Written problem
Return all of the data exactly as written, without the pictures.

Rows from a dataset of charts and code
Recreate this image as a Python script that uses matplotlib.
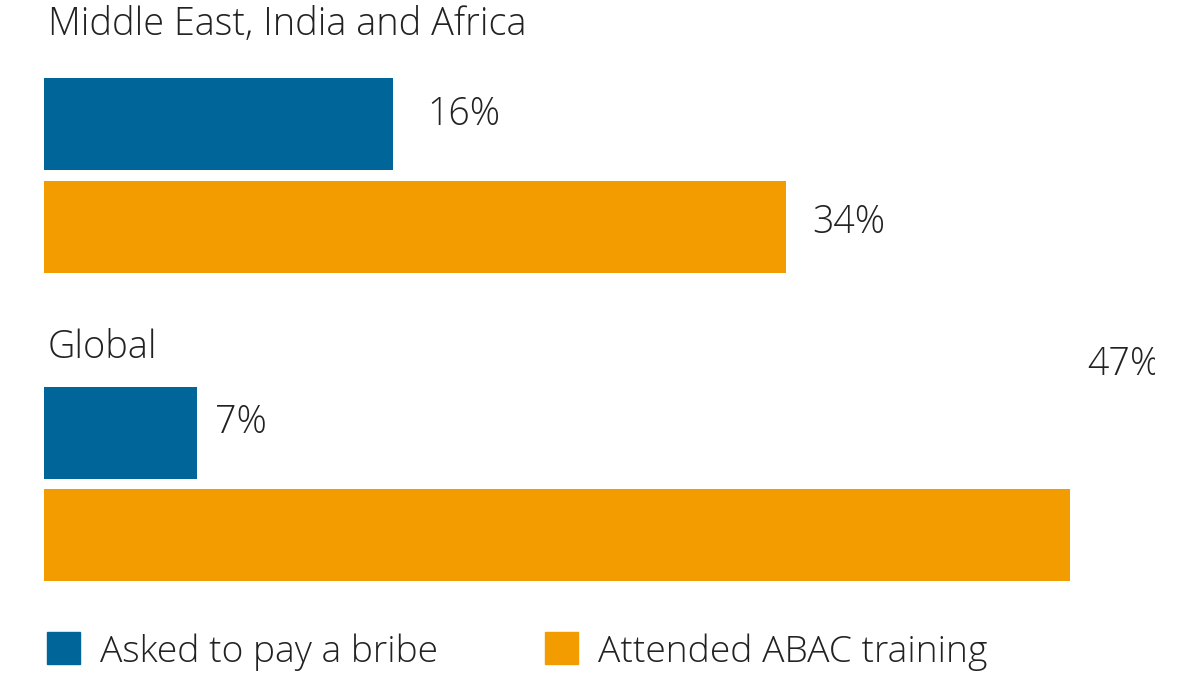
import matplotlib
matplotlib.use("Agg")
import matplotlib.pyplot as plt
from matplotlib.patches import Rectangle

# data
groups = ['Middle East, India and Africa', 'Global']
series = ['Asked to pay a bribe', 'Attended ABAC training']
bribe = [16, 7]
training = [34, 47]
colors = ['#006699', '#F39C00']

plt.rcParams['font.family'] = ['Open Sans', 'DejaVu Sans']

fig = plt.figure(figsize=(12, 6.8), dpi=100)
ax = fig.add_axes([0, 0, 1, 1])
ppu = (786 - 44) / 34.0          # pixels per percent
ax.set_xlim(-44 / ppu, (1200 - 44) / ppu)
ax.set_ylim(680, 0)
ax.axis('off')

bar_h = 92
title_y = [25, 348]
bar_y = [[124, 227], [433, 535]]
lab_dx = [[34, 26], [18, 18]]
lab_dy = [[-9, -4], [-10, -170]]

clip = Rectangle((-44 / ppu, 0), 1155 / ppu, 680,
                 transform=ax.transData, visible=False)
ax.add_patch(clip)

for g, name in enumerate(groups):
    ax.text(4 / ppu, title_y[g], name, fontsize=27.3, fontweight='light',
            color='#222222', va='center', ha='left')
    vals = [bribe[g], training[g]]
    for s in range(2):
        ax.barh(bar_y[g][s], vals[s], height=bar_h, left=0, color=colors[s])
        t = ax.text(vals[s] + lab_dx[g][s] / ppu, bar_y[g][s] + lab_dy[g][s],
                    f'{vals[s]}%', fontsize=27, fontweight='light',
                    color='#222222', va='center', ha='left', clip_on=True)
        t.set_clip_path(clip)

# legend
leg_x = [47, 545]
for s, name in enumerate(series):
    x0 = (leg_x[s] - 44) / ppu
    ax.add_patch(Rectangle((x0, 632), 33 / ppu, 32, color=colors[s]))
    ax.text(x0 + 53 / ppu, 652, name, fontsize=26.8, fontweight='light',
            color='#222222', va='center', ha='left')

fig.savefig('out.png', dpi=100)
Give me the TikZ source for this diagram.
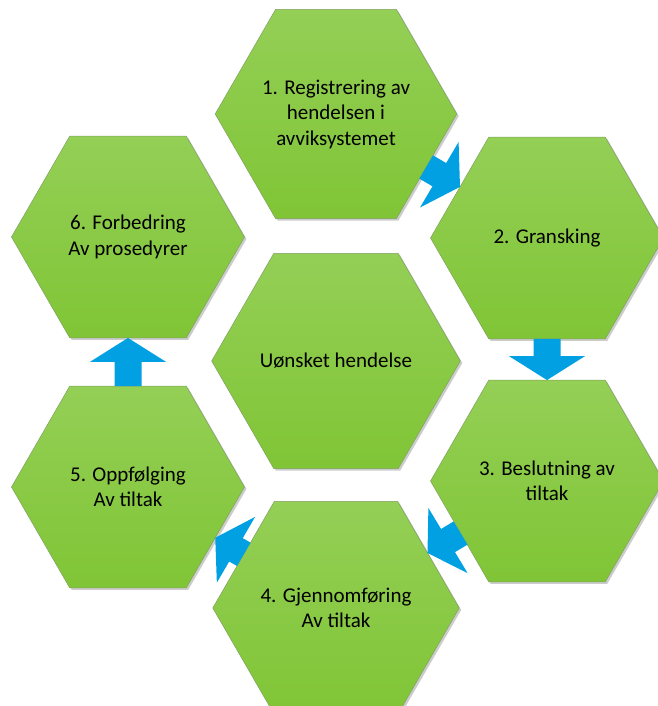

Output
Recreate this image as a Python script that uses matplotlib.
import matplotlib
matplotlib.use("Agg")
import matplotlib.pyplot as plt
from matplotlib.patches import Rectangle

# data
groups = ['Middle East, India and Africa', 'Global']
series = ['Asked to pay a bribe', 'Attended ABAC training']
bribe = [16, 7]
training = [34, 47]
colors = ['#006699', '#F39C00']

plt.rcParams['font.family'] = ['Open Sans', 'DejaVu Sans']

fig = plt.figure(figsize=(12, 6.8), dpi=100)
ax = fig.add_axes([0, 0, 1, 1])
ppu = (786 - 44) / 34.0          # pixels per percent
ax.set_xlim(-44 / ppu, (1200 - 44) / ppu)
ax.set_ylim(680, 0)
ax.axis('off')

bar_h = 92
title_y = [25, 348]
bar_y = [[124, 227], [433, 535]]
lab_dx = [[34, 26], [18, 18]]
lab_dy = [[-9, -4], [-10, -170]]

clip = Rectangle((-44 / ppu, 0), 1155 / ppu, 680,
                 transform=ax.transData, visible=False)
ax.add_patch(clip)

for g, name in enumerate(groups):
    ax.text(4 / ppu, title_y[g], name, fontsize=27.3, fontweight='light',
            color='#222222', va='center', ha='left')
    vals = [bribe[g], training[g]]
    for s in range(2):
        ax.barh(bar_y[g][s], vals[s], height=bar_h, left=0, color=colors[s])
        t = ax.text(vals[s] + lab_dx[g][s] / ppu, bar_y[g][s] + lab_dy[g][s],
                    f'{vals[s]}%', fontsize=27, fontweight='light',
                    color='#222222', va='center', ha='left', clip_on=True)
        t.set_clip_path(clip)

# legend
leg_x = [47, 545]
for s, name in enumerate(series):
    x0 = (leg_x[s] - 44) / ppu
    ax.add_patch(Rectangle((x0, 632), 33 / ppu, 32, color=colors[s]))
    ax.text(x0 + 53 / ppu, 652, name, fontsize=26.8, fontweight='light',
            color='#222222', va='center', ha='left')

fig.savefig('out.png', dpi=100)
Give me the TikZ source for this diagram.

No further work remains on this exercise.